Previously, the game was aggregation and wrapping — generated videos were small fragments, 5 or 10 second clips. The next stage, the game will be short films — say, a 30-second video. That's when Agent will be needed. Our thinking and understanding need to keep pace with the times. Otherwise, if we fall behind, previous advantages will be greatly diminished. Of course, we have other new innovations and iterations in development — give us some more time.
Q: Where does this shift ultimately lead? What's Pollo AI's final form?
Chenbiao Zhu: Pollo AI needs three to six months of productization, while also finding a differentiation point from competitors — a unique mindshare.
I hope Pollo AI ultimately becomes the AI version of CapCut, or the video version of Canva.
Q: Is unique mindshare the same thing as the productization upgrades you mentioned?
Chenbiao Zhu: For our product, it's the same thing.
Q: In your view, which AI products currently have unique mindshare?

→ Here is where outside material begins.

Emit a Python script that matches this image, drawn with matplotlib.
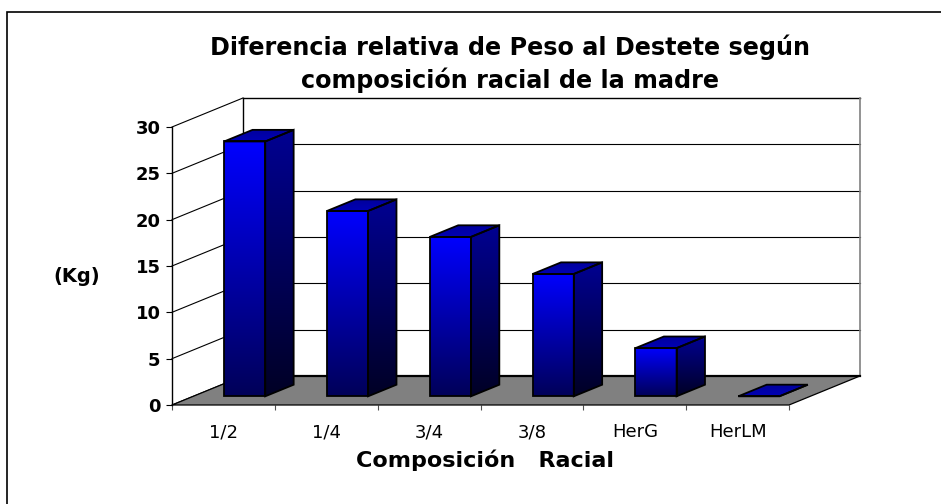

Chenbiao Zhu: For example, CapCut means editing; Lovart means design. Their product mindshare is very clear. Also Photoroom for product background images. Though I don't think Photoroom is sufficiently successful or perfect. I think they should build an ecosystem for product images — large enough that users can freely choose what kind of product image to create. That would be the most powerful.

Sora Has Low Retention; Growth Through Effects Isn't Sustainable
Q: Speaking of ecosystems, Sora's mobile app seems to want to become an AI version of TikTok. What's your view on social content ecosystems in generative video?
Chenbiao Zhu: Sora App is a very innovative product. OpenAI is a company that understands both models and products. Sora mobile opened a door for video socialization — from tool to social, it's a fairly symbolic transition. But viral popularity and retention are different. Clearly, Sora's retention won't be great because its business model has massive sustainability problems. While free, its daily token cost is roughly $15 million — that's unsustainable. (Note: According to Forbes, Sora's operating costs are approximately $15 million per day.)
Q: From web to mobile, have you observed any traffic trends?
Chenbiao Zhu: Web tends more toward creation; mobile tends more toward entertainment. For video, better interaction still happens on web, because people work on computers — especially overseas.
Mobile is mainly entertainment. And I'm skeptical about retention rates for users acquired through effects. Effects are unsustainable, non-long-term. This acquisition method requires constantly finding new cohorts of users.
Q: But everyone's doing this, including Pollo AI itself.
Chenbiao Zhu: Yes, we're doing it too. But from a long-term perspective, it's unsustainable, and we're changing. For example, integrating effects into workflows. Effects drive acquisition, then professional creative workflows retain those new users.